When I choose to sit and grapple with my own purposes for teaching, it ultimately comes down to those moments in college when I saw that life is bigger than any one human. Society has become increasingly distant; the devices that I grew up using only allow us to connect mentally, but not connect heart to heart. I teach because I want children to get along. I want them to learn how to engage with each other, and when they disagree with each other, I want them to be able to depart with their self-esteem intact. What is a school for if it isn’t a place where a child can learn more about his own physiological processes and how to address those sensations and sensibilities when they emerge?

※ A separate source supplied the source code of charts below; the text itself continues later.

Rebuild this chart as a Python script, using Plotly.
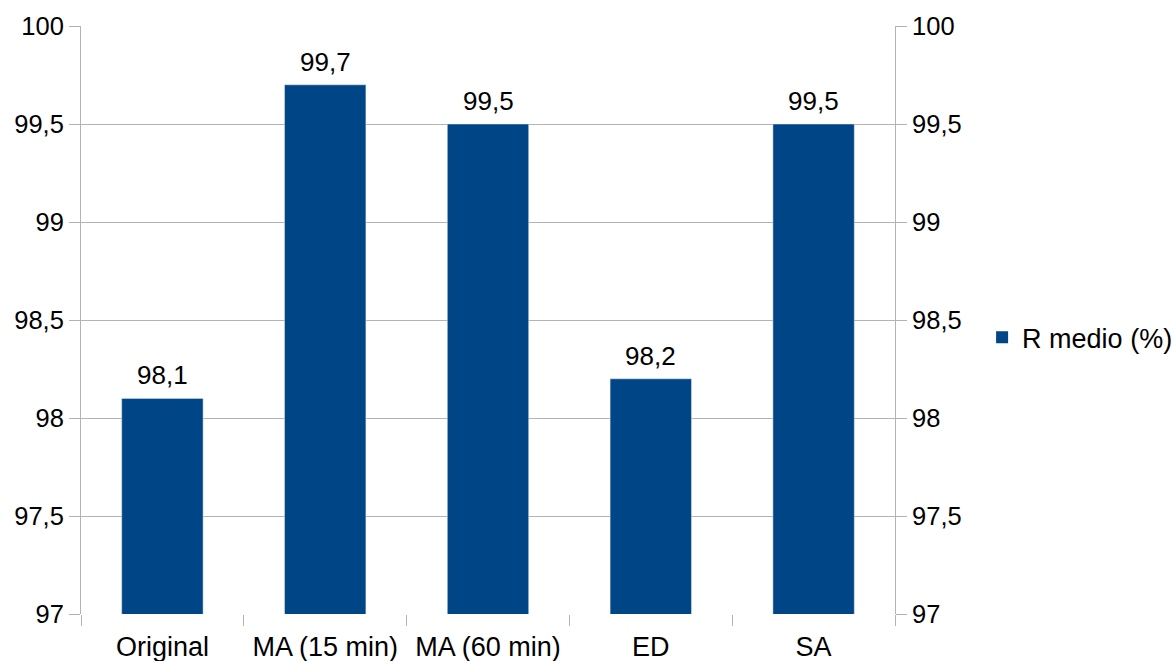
import plotly.graph_objects as go

categories = ["Original", "MA (15 min)", "MA (60 min)", "ED", "SA"]
r_medio = [98.1, 99.7, 99.5, 98.2, 99.5]
y_ticks = [97, 97.5, 98, 98.5, 99, 99.5, 100]
y_tick_text = ["97", "97,5", "98", "98,5", "99", "99,5", "100"]

BAR_COLOR = "#004586"
GRID = "#b3b3b3"
FONT = "Liberation Sans"

fig = go.Figure()
fig.add_trace(go.Bar(
    x=categories, y=r_medio, name="R medio (%)",
    marker=dict(color=BAR_COLOR, line=dict(width=0)),
))
# invisible companion so the right-hand axis is drawn
fig.add_trace(go.Bar(
    x=categories, y=r_medio, yaxis="y2", showlegend=False,
    marker=dict(color="rgba(0,0,0,0)"), hoverinfo="skip",
))

# value labels above each bar
for cat, v in zip(categories, r_medio):
    fig.add_annotation(
        x=cat, y=v, text=f"{v:.1f}".replace(".", ","),
        showarrow=False, yanchor="bottom", yshift=6,
        font=dict(size=26, color="black", family=FONT),
    )

yaxis_common = dict(
    range=[97, 100], tickvals=y_ticks, ticktext=y_tick_text,
    ticks="outside", ticklen=11, tickcolor=GRID, tickwidth=1,
    showline=True, linecolor=GRID, linewidth=1,
    tickfont=dict(size=25.5, color="black", family=FONT),
    zeroline=False, automargin=False,
)

fig.update_layout(
    width=1174, height=661,
    margin=dict(l=81, r=279, t=26, b=47, autoexpand=False),
    paper_bgcolor="white", plot_bgcolor="white",
    font=dict(family=FONT, size=27, color="black"),
    barmode="overlay", bargap=0.5,
    separators=",.",
    xaxis=dict(
        ticks="outside", tickson="boundaries", ticklen=11,
        tickcolor=GRID, tickwidth=1, showline=False, showgrid=False,
        tickfont=dict(size=27, color="black", family=FONT),
        ticklabelstandoff=14, automargin=False,
    ),
    yaxis=dict(**yaxis_common, showgrid=True, gridcolor=GRID, gridwidth=1),
    yaxis2=dict(**yaxis_common, overlaying="y", side="right", showgrid=False),
    legend=dict(
        x=1.107, y=0.47, xanchor="left", yanchor="middle",
        font=dict(size=27, color="black", family=FONT),
        itemwidth=30, bgcolor="rgba(0,0,0,0)",
    ),
    showlegend=True,
)

fig.write_html("out.html")
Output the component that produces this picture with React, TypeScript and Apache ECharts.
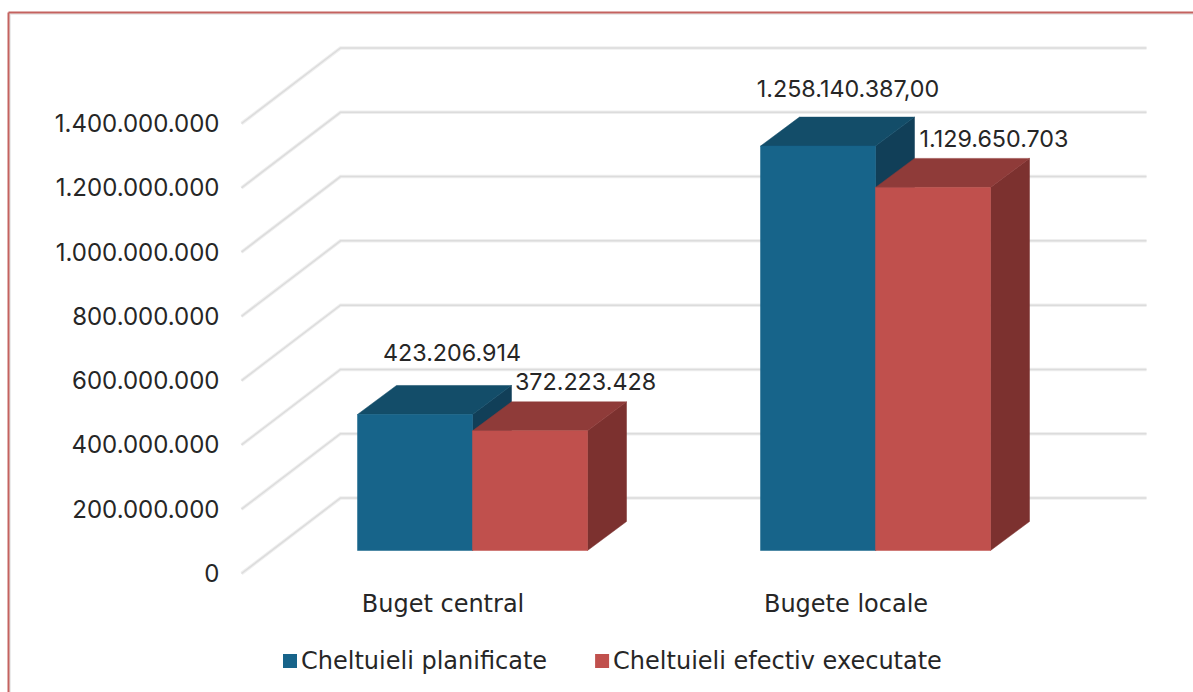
import React, { useEffect, useRef } from "react";
import * as echarts from "echarts";

const categories = ["Buget central", "Bugete locale"];
const planned = [423206914, 1258140387];
const executed = [372223428, 1129650703];
const plannedLabels = ["423.206.914", "1.258.140.387,00"];
const executedLabels = ["372.223.428", "1.129.650.703"];
const gridTicks = [0, 200000000, 400000000, 600000000, 800000000, 1000000000, 1200000000, 1400000000];

const FONT = "Inter";
const WIDE_FONT = "DejaVu Sans";
const TEXT = "#262626";

const BAR_W = 115;
const PLANE_DX = 29.5;
const PLANE_DY = -23;
const DEPTH_DX = 39;
const DEPTH_DY = -29;
const WALL_DX = 99;
const WALL_DY = -75.5;

function fmt(v: number) {
  return String(v).replace(/\B(?=(\d{3})+(?!\d))/g, ".");
}

function barRender(
  side: number,
  labels: string[],
  colors: { front: string; top: string; right: string },
  labelOffset: number[][]
) {
  return (params: any, api: any) => {
    const i = api.value(0);
    const top = api.coord([i, api.value(1)]);
    const base = api.coord([i, 0]);
    const x0 = top[0] + PLANE_DX + (side < 0 ? -BAR_W : 0);
    const x1 = x0 + BAR_W;
    const yT = top[1] + PLANE_DY;
    const yB = base[1] + PLANE_DY;
    const idx = params.dataIndex;
    const poly = (points: number[][], fill: string) => ({
      type: "polygon",
      shape: { points },
      style: { fill, stroke: fill, lineWidth: 0.5 },
    });
    return {
      type: "group",
      children: [
        poly(
          [
            [x1, yT],
            [x1 + DEPTH_DX, yT + DEPTH_DY],
            [x1 + DEPTH_DX, yB + DEPTH_DY],
            [x1, yB],
          ],
          colors.right
        ),
        poly(
          [
            [x0, yT],
            [x0 + DEPTH_DX, yT + DEPTH_DY],
            [x1 + DEPTH_DX, yT + DEPTH_DY],
            [x1, yT],
          ],
          colors.top
        ),
        poly(
          [
            [x0, yT],
            [x1, yT],
            [x1, yB],
            [x0, yB],
          ],
          colors.front
        ),
        {
          type: "text",
          x: (x0 + x1) / 2 + labelOffset[idx][0],
          y: yT + labelOffset[idx][1],
          style: {
            text: labels[idx],
            fill: TEXT,
            font: `23.3px ${FONT}`,
            align: "center",
            verticalAlign: "middle",
          },
        },
      ],
    };
  };
}

function wallRender(params: any, api: any) {
  const y = api.coord([0, api.value(1)])[1];
  const cs = params.coordSys;
  const xL = cs.x;
  const xB = xL + WALL_DX;
  const yB = y + WALL_DY;
  const xR = xL + cs.width + WALL_DX;
  const points = [
    [xL, y],
    [xB, yB],
    [xR, yB],
  ];
  return {
    type: "group",
    children: [
      { type: "polyline", shape: { points }, style: { fill: "none", stroke: "#efefef", lineWidth: 3.5 } },
      { type: "polyline", shape: { points }, style: { fill: "none", stroke: "#dcdcdc", lineWidth: 1.5 } },
    ],
  };
}

export default function App() {
  const ref = useRef<HTMLDivElement>(null);
  useEffect(() => {
    const chart = echarts.init(ref.current!, undefined, { renderer: "svg" });
    chart.setOption({
      animation: false,
      backgroundColor: "#ffffff",
      textStyle: { fontFamily: FONT },
      grid: { left: 241.5, top: 123.5, width: 806, height: 450 },
      graphic: [
        { type: "line", shape: { x1: 10, y1: 14, x2: 1193, y2: 14 }, style: { stroke: "#e4e4e4", lineWidth: 1.5 } },
        { type: "line", shape: { x1: 10, y1: 14, x2: 10, y2: 692 }, style: { stroke: "#e4e4e4", lineWidth: 1.5 } },
        { type: "line", shape: { x1: 8.5, y1: 12.5, x2: 1193, y2: 12.5 }, style: { stroke: "#c4625f", lineWidth: 2 } },
        { type: "line", shape: { x1: 8.5, y1: 12.5, x2: 8.5, y2: 692 }, style: { stroke: "#c4625f", lineWidth: 2 } },
      ],
      legend: {
        data: ["Cheltuieli planificate", "Cheltuieli efectiv executate"],
        left: 278,
        top: 644,
        itemWidth: 14,
        itemHeight: 14,
        itemGap: 48,
        icon: "rect",
        textStyle: { color: TEXT, fontFamily: WIDE_FONT, fontSize: 24, padding: [0, 0, 0, -1] },
      },
      xAxis: {
        type: "category",
        data: categories,
        axisLine: { show: false },
        axisTick: { show: false },
        axisLabel: { color: TEXT, fontFamily: WIDE_FONT, fontSize: 24, margin: 18 },
      },
      yAxis: {
        type: "value",
        min: 0,
        max: 1400000000,
        interval: 200000000,
        axisLine: { show: false },
        axisTick: { show: false },
        splitLine: { show: false },
        axisLabel: {
          color: TEXT,
          fontFamily: FONT,
          fontSize: 24,
          margin: 22,
          padding: [3, 0, 0, 0],
          formatter: (v: number) => fmt(v),
        },
      },
      series: [
        {
          type: "custom",
          name: "walls",
          silent: true,
          renderItem: wallRender,
          data: gridTicks.map((v) => [0, v]),
          encode: { x: 0, y: 1 },
          z: 1,
        },
        {
          type: "custom",
          name: "Cheltuieli planificate",
          itemStyle: { color: "#17648a" },
          renderItem: barRender(-1, plannedLabels, { front: "#17648a", top: "#134d69", right: "#113f58" }, [
            [37, -62],
            [30, -58],
          ]),
          data: planned.map((v, i) => [i, v]),
          encode: { x: 0, y: 1 },
          z: 2,
        },
        {
          type: "custom",
          name: "Cheltuieli efectiv executate",
          itemStyle: { color: "#c0504d" },
          renderItem: barRender(1, executedLabels, { front: "#c0504d", top: "#8f3b39", right: "#7c312f" }, [
            [55.5, -49],
            [61, -49],
          ]),
          data: executed.map((v, i) => [i, v]),
          encode: { x: 0, y: 1 },
          z: 3,
        },
      ],
    });
    return () => chart.dispose();
  }, []);
  return <div ref={ref} style={{ position: "absolute", left: 0, top: 0, width: 1193, height: 692 }} />;
}
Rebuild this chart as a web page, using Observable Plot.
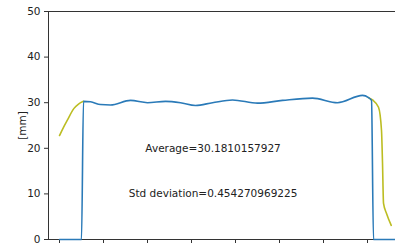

I teach because I want children to get along. I want them to learn how to engage with each other, and when they disagree with each other, I want them to be able to depart with their self-esteem intact. Malik Harvey
I teach because it takes time to parse through all the information and decipher what is counterfactual. In the digital age, in which I am just a little ahead of my students at understanding, it’s important that the information that students obtain has no hidden or secret motivation. My only purpose is to help them map out their world; it will be on their own volition how to proceed. I share Thich Nhat Hanh’s definition of interbeing because when I can perceive the interconnectedness of all things, I exist because they exist. Within the African diasporic culture, we refer to this as ubuntu: I am because you are. I want to help my students understand this message.
As I teach and as my students develop, I develop alongside them. When one child has a breakthrough, we all have a breakthrough. Therefore, my motivations are also in part selfish. And, when I can facilitate the growth of a student, even if I have a marginal effect, I feel elated. Teaching is one of the few professions in which when you succeed, you don’t get a monetary return. You get something even better: a rush of endorphins and other feel-good chemicals that will last forever and are recurring through memory.
It’s a blessing and honor to hold the title of teacher. My superpower is just in my acknowledgment and acceptance of the predicament that I am in: I am a stranger, in a strange place, that I never made. But as I find my way, I help my students find theirs. Teaching has graciously given me this opportunity, and I am thankful for it.